* PROVIDED RECORDS
* START *
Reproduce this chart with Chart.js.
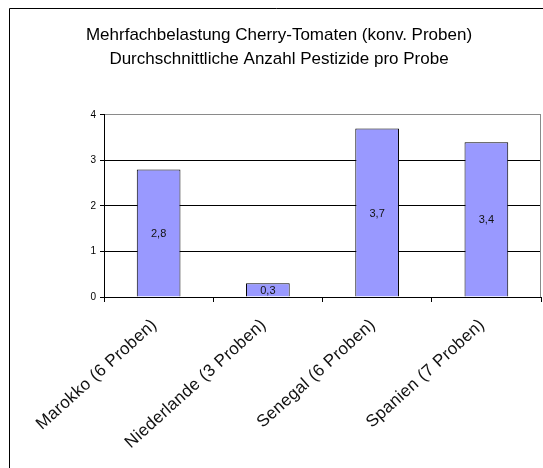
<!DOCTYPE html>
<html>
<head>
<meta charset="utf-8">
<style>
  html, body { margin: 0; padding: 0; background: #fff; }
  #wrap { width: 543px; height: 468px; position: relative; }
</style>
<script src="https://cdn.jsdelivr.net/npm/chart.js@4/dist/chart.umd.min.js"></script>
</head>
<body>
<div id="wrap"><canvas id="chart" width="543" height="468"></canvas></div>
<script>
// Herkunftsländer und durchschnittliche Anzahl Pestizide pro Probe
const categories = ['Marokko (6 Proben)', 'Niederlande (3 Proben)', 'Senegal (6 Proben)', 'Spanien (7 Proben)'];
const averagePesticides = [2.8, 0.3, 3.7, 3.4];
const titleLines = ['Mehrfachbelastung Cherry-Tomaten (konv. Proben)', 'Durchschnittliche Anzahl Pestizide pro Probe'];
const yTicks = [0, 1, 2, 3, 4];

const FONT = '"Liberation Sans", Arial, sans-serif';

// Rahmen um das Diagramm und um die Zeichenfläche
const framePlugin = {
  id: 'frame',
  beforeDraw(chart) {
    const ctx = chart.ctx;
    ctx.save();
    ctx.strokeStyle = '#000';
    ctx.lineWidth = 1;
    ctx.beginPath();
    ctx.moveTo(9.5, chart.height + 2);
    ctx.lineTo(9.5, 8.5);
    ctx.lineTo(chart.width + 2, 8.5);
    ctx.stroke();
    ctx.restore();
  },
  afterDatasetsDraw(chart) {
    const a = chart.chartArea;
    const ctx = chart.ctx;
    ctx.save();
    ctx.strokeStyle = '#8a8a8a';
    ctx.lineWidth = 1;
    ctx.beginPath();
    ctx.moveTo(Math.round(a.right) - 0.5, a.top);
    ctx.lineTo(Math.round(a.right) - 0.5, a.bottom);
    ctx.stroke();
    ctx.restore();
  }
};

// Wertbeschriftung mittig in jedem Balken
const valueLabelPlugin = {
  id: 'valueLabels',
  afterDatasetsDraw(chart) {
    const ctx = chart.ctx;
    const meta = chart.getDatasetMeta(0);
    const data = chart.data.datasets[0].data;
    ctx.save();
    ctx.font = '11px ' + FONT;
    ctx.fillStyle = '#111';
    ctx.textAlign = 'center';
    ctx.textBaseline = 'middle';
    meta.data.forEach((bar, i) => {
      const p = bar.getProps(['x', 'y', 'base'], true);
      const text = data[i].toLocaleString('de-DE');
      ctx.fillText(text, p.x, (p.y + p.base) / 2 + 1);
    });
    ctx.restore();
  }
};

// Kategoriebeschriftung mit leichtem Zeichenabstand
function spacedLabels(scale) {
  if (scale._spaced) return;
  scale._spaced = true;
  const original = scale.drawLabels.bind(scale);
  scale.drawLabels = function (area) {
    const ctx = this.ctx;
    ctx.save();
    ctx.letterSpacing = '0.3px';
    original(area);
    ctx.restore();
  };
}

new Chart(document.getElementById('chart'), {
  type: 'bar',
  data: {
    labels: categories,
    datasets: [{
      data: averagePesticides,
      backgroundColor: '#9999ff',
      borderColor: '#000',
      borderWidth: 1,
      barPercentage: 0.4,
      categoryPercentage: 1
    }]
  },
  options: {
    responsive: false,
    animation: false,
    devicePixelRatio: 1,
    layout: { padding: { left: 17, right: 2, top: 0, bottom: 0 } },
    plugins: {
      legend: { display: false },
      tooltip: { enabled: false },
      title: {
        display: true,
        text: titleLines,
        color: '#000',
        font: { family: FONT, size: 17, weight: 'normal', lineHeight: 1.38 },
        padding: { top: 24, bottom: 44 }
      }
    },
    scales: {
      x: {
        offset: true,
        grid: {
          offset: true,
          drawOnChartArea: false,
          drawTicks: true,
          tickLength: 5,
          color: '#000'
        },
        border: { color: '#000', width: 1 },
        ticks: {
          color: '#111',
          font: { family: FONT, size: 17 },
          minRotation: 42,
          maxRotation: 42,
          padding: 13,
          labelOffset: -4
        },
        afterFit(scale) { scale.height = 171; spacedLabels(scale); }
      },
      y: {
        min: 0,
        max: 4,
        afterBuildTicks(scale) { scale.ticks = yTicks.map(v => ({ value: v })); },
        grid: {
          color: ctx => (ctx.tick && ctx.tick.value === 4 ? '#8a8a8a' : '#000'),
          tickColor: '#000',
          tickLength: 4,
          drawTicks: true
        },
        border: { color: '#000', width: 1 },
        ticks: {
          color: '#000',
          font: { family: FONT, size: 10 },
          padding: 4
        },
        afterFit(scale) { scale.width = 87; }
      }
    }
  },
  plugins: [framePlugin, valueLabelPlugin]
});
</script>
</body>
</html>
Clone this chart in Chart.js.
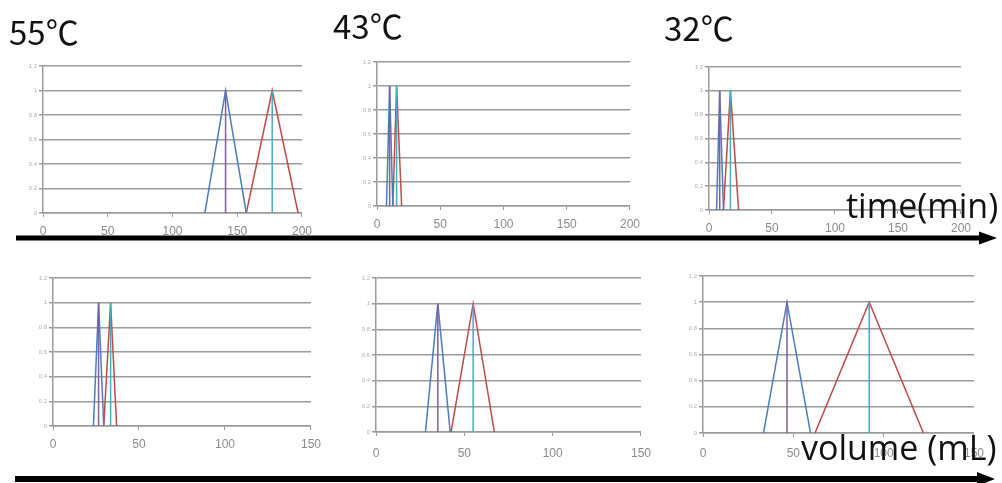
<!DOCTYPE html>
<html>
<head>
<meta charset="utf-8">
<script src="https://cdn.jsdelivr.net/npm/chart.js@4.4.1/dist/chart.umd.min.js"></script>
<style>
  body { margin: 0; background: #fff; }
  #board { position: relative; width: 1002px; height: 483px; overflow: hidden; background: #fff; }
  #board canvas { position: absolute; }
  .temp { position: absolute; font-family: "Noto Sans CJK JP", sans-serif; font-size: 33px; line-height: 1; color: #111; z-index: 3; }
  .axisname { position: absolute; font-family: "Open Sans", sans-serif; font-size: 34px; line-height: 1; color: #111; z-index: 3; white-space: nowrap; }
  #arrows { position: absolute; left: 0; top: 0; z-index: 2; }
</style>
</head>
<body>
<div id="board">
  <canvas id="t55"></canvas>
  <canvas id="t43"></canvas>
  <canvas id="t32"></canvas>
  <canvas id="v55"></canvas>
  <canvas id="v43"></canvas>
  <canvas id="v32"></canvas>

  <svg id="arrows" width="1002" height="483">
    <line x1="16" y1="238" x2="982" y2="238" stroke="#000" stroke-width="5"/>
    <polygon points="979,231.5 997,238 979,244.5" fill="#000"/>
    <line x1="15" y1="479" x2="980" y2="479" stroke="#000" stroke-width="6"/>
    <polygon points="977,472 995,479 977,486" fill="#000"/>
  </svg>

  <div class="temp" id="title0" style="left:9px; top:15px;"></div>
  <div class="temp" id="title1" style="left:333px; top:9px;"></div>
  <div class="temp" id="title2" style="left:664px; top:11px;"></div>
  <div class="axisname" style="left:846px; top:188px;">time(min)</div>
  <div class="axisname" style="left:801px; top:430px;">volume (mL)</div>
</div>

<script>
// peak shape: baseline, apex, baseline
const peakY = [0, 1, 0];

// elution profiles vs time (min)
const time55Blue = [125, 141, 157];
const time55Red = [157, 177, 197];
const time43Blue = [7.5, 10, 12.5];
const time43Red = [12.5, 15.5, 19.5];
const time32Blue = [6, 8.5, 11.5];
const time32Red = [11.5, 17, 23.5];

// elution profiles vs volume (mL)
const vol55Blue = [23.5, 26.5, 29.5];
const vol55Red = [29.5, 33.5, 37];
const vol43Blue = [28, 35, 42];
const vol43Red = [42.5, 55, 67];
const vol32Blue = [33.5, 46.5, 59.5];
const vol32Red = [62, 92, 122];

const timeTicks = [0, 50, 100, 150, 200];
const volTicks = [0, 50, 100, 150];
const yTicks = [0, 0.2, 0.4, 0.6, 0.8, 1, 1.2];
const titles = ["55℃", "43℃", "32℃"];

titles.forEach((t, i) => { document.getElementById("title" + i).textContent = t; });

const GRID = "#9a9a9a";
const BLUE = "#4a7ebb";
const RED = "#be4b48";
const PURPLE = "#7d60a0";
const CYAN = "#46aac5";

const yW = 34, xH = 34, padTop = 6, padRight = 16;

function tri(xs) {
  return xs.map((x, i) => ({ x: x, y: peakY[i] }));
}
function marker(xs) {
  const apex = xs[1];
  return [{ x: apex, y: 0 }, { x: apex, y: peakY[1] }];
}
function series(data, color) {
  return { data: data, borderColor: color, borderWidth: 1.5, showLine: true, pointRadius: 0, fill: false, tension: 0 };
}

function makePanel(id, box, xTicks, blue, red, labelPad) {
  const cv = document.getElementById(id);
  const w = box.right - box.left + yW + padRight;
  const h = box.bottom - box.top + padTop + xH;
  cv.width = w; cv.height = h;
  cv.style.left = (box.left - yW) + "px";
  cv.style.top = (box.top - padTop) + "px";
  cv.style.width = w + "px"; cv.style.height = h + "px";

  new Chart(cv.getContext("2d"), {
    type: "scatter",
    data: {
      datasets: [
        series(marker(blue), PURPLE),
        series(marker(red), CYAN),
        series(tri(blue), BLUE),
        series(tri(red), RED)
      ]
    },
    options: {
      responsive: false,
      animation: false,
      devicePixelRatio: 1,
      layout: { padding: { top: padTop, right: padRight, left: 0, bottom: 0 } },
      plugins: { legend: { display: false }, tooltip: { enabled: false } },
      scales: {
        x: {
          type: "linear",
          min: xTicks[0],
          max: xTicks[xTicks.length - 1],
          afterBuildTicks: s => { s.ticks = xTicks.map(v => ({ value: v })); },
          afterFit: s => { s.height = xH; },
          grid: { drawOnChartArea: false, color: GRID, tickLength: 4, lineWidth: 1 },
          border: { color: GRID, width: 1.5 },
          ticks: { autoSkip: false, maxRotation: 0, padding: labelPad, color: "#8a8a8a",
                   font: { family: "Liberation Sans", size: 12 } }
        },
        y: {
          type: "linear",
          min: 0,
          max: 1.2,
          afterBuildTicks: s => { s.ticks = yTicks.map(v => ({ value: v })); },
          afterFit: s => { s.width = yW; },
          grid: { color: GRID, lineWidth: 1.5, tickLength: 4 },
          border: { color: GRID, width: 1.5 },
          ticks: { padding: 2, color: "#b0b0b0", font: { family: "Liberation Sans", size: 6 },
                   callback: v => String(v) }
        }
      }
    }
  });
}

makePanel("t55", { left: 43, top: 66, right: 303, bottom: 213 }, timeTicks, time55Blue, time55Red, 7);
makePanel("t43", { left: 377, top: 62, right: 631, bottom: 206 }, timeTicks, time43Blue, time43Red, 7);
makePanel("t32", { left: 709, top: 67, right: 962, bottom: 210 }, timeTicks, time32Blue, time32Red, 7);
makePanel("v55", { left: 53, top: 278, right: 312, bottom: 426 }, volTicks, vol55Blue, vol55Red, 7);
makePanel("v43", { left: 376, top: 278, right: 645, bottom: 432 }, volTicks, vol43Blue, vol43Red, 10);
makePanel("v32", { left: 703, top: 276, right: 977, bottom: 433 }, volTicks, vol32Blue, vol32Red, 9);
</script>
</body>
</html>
* END *
* OBJECTIVE
Find the lines above holding the word "this" and show them.

* EXERCISE RESULT
Reproduce this chart with Chart.js.
    const ctx = this.ctx;
Clone this chart in Chart.js.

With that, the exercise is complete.